The results were presented to Microsoft's AI Roadshow in Auckland on Friday where Microsoft CEO Vanessa Sorenson called on businesses to embrace AI or be left behind.

"I think I remember someone actually recently said 'oh, you know, I'm not going to let my kids to use it'," she said.

"Well, that's like saying don't drink water. It's already out there. So how do you now embrace it? And I think that's the call to action, especially for New Zealand businesses."

Microsoft already plays a big part in New Zealander's digital lives by hosting personal data like health records from Te Whatu Ora on its Azure cloud servers.

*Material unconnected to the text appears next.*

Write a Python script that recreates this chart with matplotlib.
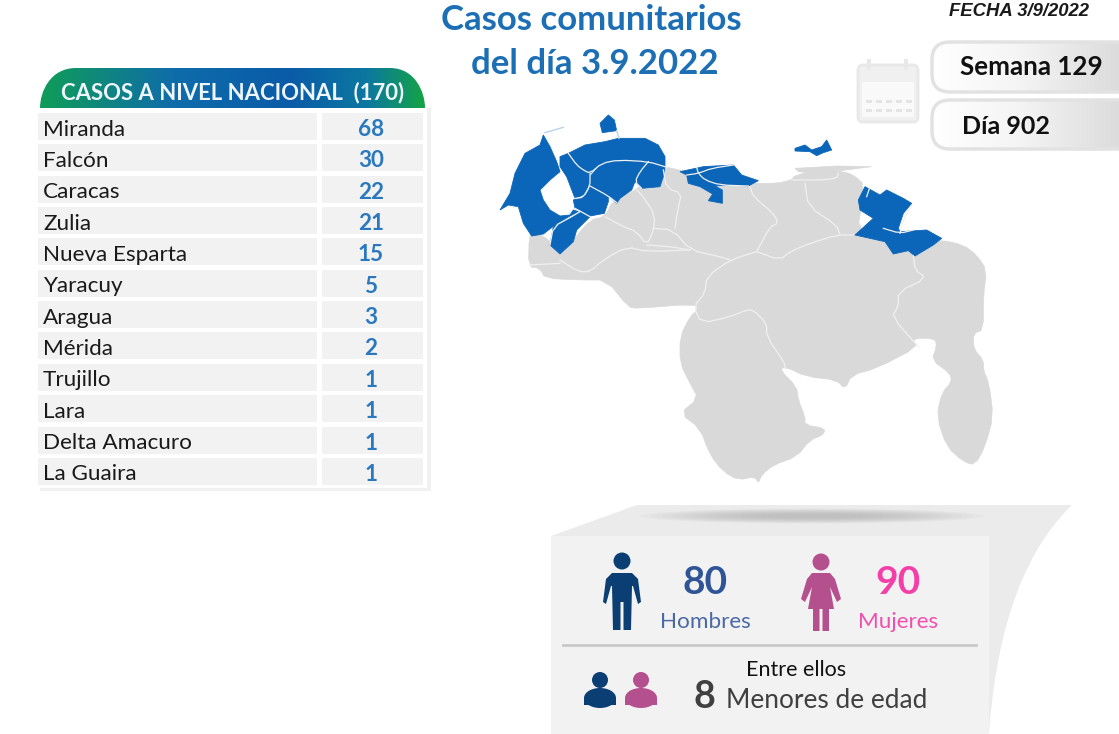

That role is about to become much bigger when the company's New North data centres being built in Auckland come online later this year.

"Everything is in the cloud. This is now about to take it to the next level. This is about visualising our bank customers being able to store the banking core systems in Azure cloud," said Sorenson.

In the United States, Microsoft has recently been criticised for its "lax security" in a report by the US Department of Homeland Security. It investigated how Chinese spies were allowed to hack into the emails of high-level US government officials.

However, Sorenson told Newshub that New Zealanders can be reassured their data is safe.

"We are building the most resilient, facility in New Zealand. It is the size and scope of what we're building globally."  

Sorenson also said she believes AI will be an opportunity for New Zealanders to upskill and for the country to become more productive.

"We're actually Kiwi innovators. We want to get on with the creative stuff, not the mundane stuff."